▸ **PROBLEM TO WORK ON**
Extract the lines from the start through the line that holds "import * as", both included, omitting all images.

[START]

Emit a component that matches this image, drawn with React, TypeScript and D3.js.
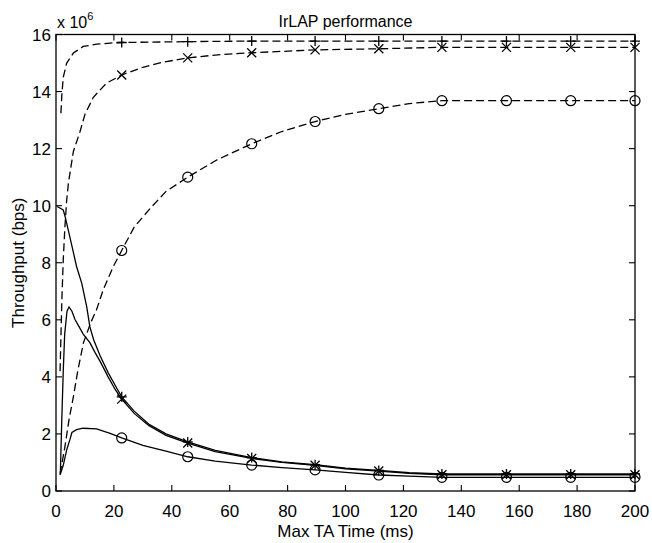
import React from "react";
import * as d3 from "d3";

// ---- data (x in ms, y in bps) ----
const xTicks = [0, 20, 40, 60, 80, 100, 120, 140, 160, 180, 200];
const yTicks = [0, 2e6, 4e6, 6e6, 8e6, 10e6, 12e6, 14e6, 16e6];
const yTickLabels = ["0", "2", "4", "6", "8", "10", "12", "14", "16"];
const markerX = [22.7, 45.5, 67.6, 89.5, 111.5, 133.3, 155.6, 177.8, 200];

const plusDashed: [number, number][] = [
  [1.7, 13.24e6], [2, 13.85e6], [2.5, 14.5e6], [3.7, 15.0e6], [6, 15.35e6], [9.4, 15.58e6],
  [14, 15.66e6], [18.7, 15.7e6], [22.7, 15.72e6], [45.5, 15.75e6], [67.6, 15.77e6],
  [89.5, 15.77e6], [111.5, 15.77e6], [133.3, 15.77e6], [155.6, 15.77e6], [177.8, 15.77e6], [200, 15.77e6],
];
const crossDashed: [number, number][] = [
  [1.4, 4.2e6], [2, 6.6e6], [2.5, 8.1e6], [3.1, 9.3e6], [3.7, 10.2e6], [4.3, 10.8e6], [6, 11.9e6],
  [8.3, 12.6e6], [10, 13.2e6], [12.9, 13.8e6], [17.5, 14.3e6], [22.7, 14.58e6], [30, 14.85e6],
  [37, 15.03e6], [45.5, 15.18e6], [55, 15.28e6], [67.6, 15.36e6], [89.5, 15.46e6], [111.5, 15.5e6],
  [133.3, 15.55e6], [155.6, 15.55e6], [177.8, 15.55e6], [200, 15.55e6],
];
const circleDashed: [number, number][] = [
  [1.4, 0.6e6], [3, 1.5e6], [4.5, 2.5e6], [6, 3.3e6], [7.5, 4.2e6], [9.5, 5.2e6], [12, 5.9e6],
  [14, 6.35e6], [16.3, 7.05e6], [19.8, 7.87e6], [22.7, 8.43e6], [27, 9.25e6], [32.5, 9.9e6],
  [38, 10.5e6], [45.5, 11.0e6], [55.5, 11.6e6], [67.6, 12.17e6], [78, 12.6e6], [89.5, 12.95e6],
  [100, 13.2e6], [111.5, 13.4e6], [122, 13.58e6], [133.3, 13.68e6], [155.6, 13.68e6],
  [177.8, 13.68e6], [200, 13.68e6],
];
const plusSolid: [number, number][] = [
  [0.4, 9.97e6], [2.5, 9.85e6], [3.2, 9.6e6], [4.8, 8.9e6], [7.1, 7.87e6], [8.9, 7.28e6],
  [10.6, 6.46e6], [11.7, 5.75e6], [13, 5.3e6], [15.2, 4.75e6], [18, 4.15e6], [21, 3.6e6],
  [22.7, 3.3e6], [27, 2.8e6], [32, 2.35e6], [38, 2.0e6], [45.5, 1.72e6], [55, 1.42e6],
  [67.6, 1.17e6], [78, 1.02e6], [89.5, 0.92e6], [100, 0.8e6], [111.5, 0.72e6], [122, 0.64e6],
  [133.3, 0.6e6], [155.6, 0.6e6], [177.8, 0.6e6], [200, 0.6e6],
];
const crossSolid: [number, number][] = [
  [1.5, 0.6e6], [2, 2.5e6], [2.5, 4.2e6], [3, 5.5e6], [3.8, 6.3e6], [4.5, 6.45e6], [5.5, 6.3e6],
  [6.6, 6.0e6], [8, 5.75e6], [9.4, 5.5e6], [11.7, 5.2e6], [13.5, 4.85e6], [15.2, 4.55e6],
  [18, 4.0e6], [20.5, 3.55e6], [22.7, 3.22e6], [27, 2.72e6], [32, 2.3e6], [38, 1.95e6],
  [45.5, 1.68e6], [55, 1.38e6], [67.6, 1.14e6], [78, 1.0e6], [89.5, 0.9e6], [100, 0.78e6],
  [111.5, 0.7e6], [122, 0.62e6], [133.3, 0.57e6], [155.6, 0.57e6], [177.8, 0.57e6], [200, 0.57e6],
];
const circleSolid: [number, number][] = [
  [1.4, 0.56e6], [2.5, 0.9e6], [3.7, 1.44e6], [4.8, 1.8e6], [5.5, 2.05e6], [7.1, 2.15e6],
  [9.4, 2.2e6], [14, 2.18e6], [18.7, 2.02e6], [22.7, 1.86e6], [30, 1.6e6], [38, 1.4e6],
  [45.5, 1.2e6], [55, 1.05e6], [67.6, 0.91e6], [78, 0.82e6], [89.5, 0.74e6], [100, 0.65e6],
  [111.5, 0.56e6], [122, 0.52e6], [133.3, 0.48e6], [155.6, 0.48e6], [177.8, 0.48e6], [200, 0.48e6],
];

const seriesList = [
  { data: plusDashed, dashed: true, marker: "plus" },
  { data: crossDashed, dashed: true, marker: "cross" },
  { data: circleDashed, dashed: true, marker: "circle" },
  { data: plusSolid, dashed: false, marker: "plus" },
  { data: crossSolid, dashed: false, marker: "cross" },
  { data: circleSolid, dashed: false, marker: "circle" },
];

const W = 652;
const H = 543;
const L = 56, R = 635, T = 34.5, B = 491;
const FONT = "'Liberation Sans', Arial, Helvetica, sans-serif";

function Marker({ kind, cx, cy }: { kind: string; cx: number; cy: number }) {
  const s = 5;
  if (kind === "circle") return <circle cx={cx} cy={cy} r={5} fill="none" stroke="#000" strokeWidth={1.2} />;
  if (kind === "plus")
    return <path d={`M${cx - s},${cy}H${cx + s}M${cx},${cy - s}V${cy + s}`} stroke="#000" strokeWidth={1.3} fill="none" />;
  const c = 4.5;
  return <path d={`M${cx - c},${cy - c}L${cx + c},${cy + c}M${cx - c},${cy + c}L${cx + c},${cy - c}`} stroke="#000" strokeWidth={1.3} fill="none" />;
}

export default function App() {
  const x = d3.scaleLinear().domain([0, 200]).range([L, R]);
  const y = d3.scaleLinear().domain([0, 16e6]).range([B, T]);
  const line = d3.line<[number, number]>().x((d) => x(d[0])).y((d) => y(d[1]));
  const tl = 6;
  return (
    <svg width={W} height={H} style={{ position: "absolute", left: 0, top: 0, background: "#fff" }} fontFamily={FONT}>
      <rect x={0} y={0} width={W} height={H} fill="#fff" />
      {seriesList.map((s, i) => (
        <path key={i} d={line(s.data) || ""} fill="none" stroke="#000" strokeWidth={1.3}
          strokeDasharray={s.dashed ? "8,4" : undefined} />
      ))}
      {seriesList.map((s, i) =>
        s.data.filter((d) => markerX.includes(d[0])).map((d, j) => (
          <Marker key={`${i}-${j}`} kind={s.marker} cx={x(d[0])} cy={y(d[1])} />
        ))
      )}
      <rect x={L} y={T} width={R - L} height={B - T} fill="none" stroke="#000" strokeWidth={1.3} />
      {xTicks.map((t) => (
        <g key={`x${t}`}>
          <line x1={x(t)} x2={x(t)} y1={B} y2={B - tl} stroke="#000" strokeWidth={1.1} />
          <line x1={x(t)} x2={x(t)} y1={T} y2={T + tl} stroke="#000" strokeWidth={1.1} />
          <text x={x(t)} y={517} textAnchor="middle" fontSize={17}>{t}</text>
        </g>
      ))}
      {yTicks.map((t, i) => (
        <g key={`y${t}`}>
          <line x1={L} x2={L + tl} y1={y(t)} y2={y(t)} stroke="#000" strokeWidth={1.1} />
          <line x1={R} x2={R - tl} y1={y(t)} y2={y(t)} stroke="#000" strokeWidth={1.1} />
          <text x={51} y={y(t) + 6} textAnchor="end" fontSize={17}>{yTickLabels[i]}</text>
        </g>
      ))}
      <text x={57} y={28} fontSize={16}>x 10<tspan dy={-8} fontSize={11}>6</tspan></text>
      <text x={(L + R) / 2} y={27} textAnchor="middle" fontSize={16}>IrLAP performance</text>
      <text x={(L + R) / 2} y={537} textAnchor="middle" fontSize={17}>Max TA Time (ms)</text>
      <text transform={`translate(24,${(T + B) / 2}) rotate(-90)`} textAnchor="middle" fontSize={17}>Throughput (bps)</text>
    </svg>
  );
}
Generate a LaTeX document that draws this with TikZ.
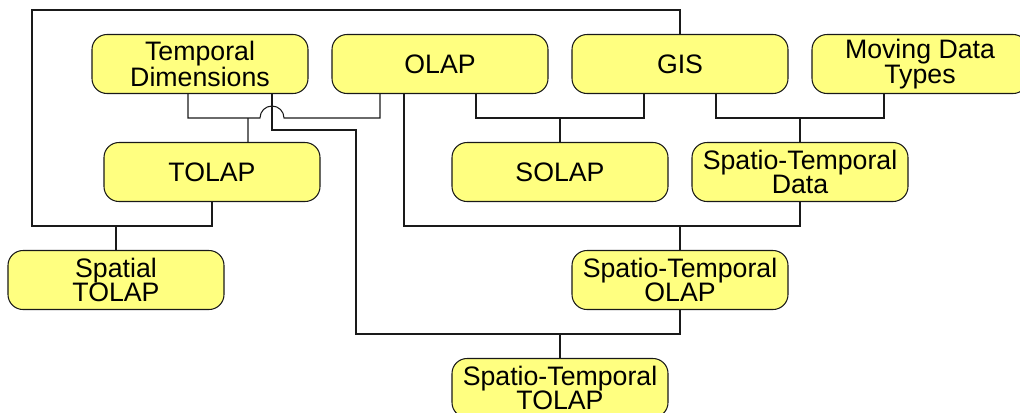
\documentclass[tikz,border=0pt]{standalone}
\usepackage{fontspec}
\setmainfont{Liberation Sans}
\definecolor{boxfill}{HTML}{FFFF80}
\definecolor{wire}{HTML}{1A1A1A}
\tikzset{
  concept/.style={draw=black!90, fill=boxfill, line width=0.75pt,
    rounded corners=3.75mm, minimum width=5.4cm, minimum height=1.475cm,
    inner sep=0pt, align=center, font=\fontsize{19}{17.7}\selectfont},
  link/.style={draw=wire, line width=0.75pt}
}
\begin{document}
\begin{tikzpicture}
  \useasboundingbox (0,0) rectangle (25.5,-10.3);

  \node[concept] (td) at (5,-1.6) {Temporal\\Dimensions};
  \node[concept] (olap) at (11,-1.6) {OLAP};
  \node[concept] (gis) at (17,-1.6) {GIS};
  \node[concept] (mdt) at (23,-1.6) {Moving Data\\Types};
  \node[concept] (tolap) at (5.3,-4.3) {TOLAP};
  \node[concept] (solap) at (14,-4.3) {SOLAP};
  \node[concept] (stdata) at (20,-4.3) {Spatio-Temporal\\Data};
  \node[concept] (sptolap) at (2.9,-7) {Spatial\\TOLAP};
  \node[concept] (stolap) at (17,-7) {Spatio-Temporal\\OLAP};
  \node[concept] (sttolap) at (14,-9.7) {Spatio-Temporal\\TOLAP};

  % junctions
  \coordinate (j-tolap) at (6.2,-2.95);
  \coordinate (j-solap) at (14,-2.95);
  \coordinate (j-stdata) at (20,-2.95);
  \coordinate (j-sptolap) at (2.9,-5.65);
  \coordinate (j-stolap) at (17,-5.65);
  \coordinate (j-sttolap) at (14,-8.35);

  \draw[link] ([xshift=-3mm]td.south) |- (6.5,-2.95)
    arc[start angle=180, end angle=0, radius=3mm] -| ([xshift=-15mm]olap.south);
  \draw[link] ([xshift=9mm]tolap.north) -- (j-tolap);

  \draw[link] ([xshift=9mm]olap.south) |- (j-solap) -| ([xshift=-9mm]gis.south);
  \draw[link] (solap.north) -- (j-solap);

  \draw[link] ([xshift=9mm]gis.south) |- (j-stdata) -| ([xshift=-9mm]mdt.south);
  \draw[link] (stdata.north) -- (j-stdata);

  \draw[link] (gis.north) |- (0.8,-0.25) -- (0.8,-5.65) -| (tolap.south);
  \draw[link] (sptolap.north) -- (j-sptolap);

  \draw[link] ([xshift=-9mm]olap.south) |- (j-stolap) -| (stdata.south);
  \draw[link] (stolap.north) -- (j-stolap);

  \draw[link] ([xshift=18mm]td.south) |- (8.9,-3.25) -- (8.9,-8.35) -| (stolap.south);
  \draw[link] (sttolap.north) -- (j-sttolap);
\end{tikzpicture}
\end{document}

[END]

▸ **RESULT BELOW**
Emit a component that matches this image, drawn with React, TypeScript and D3.js.
import React from "react";
import * as d3 from "d3";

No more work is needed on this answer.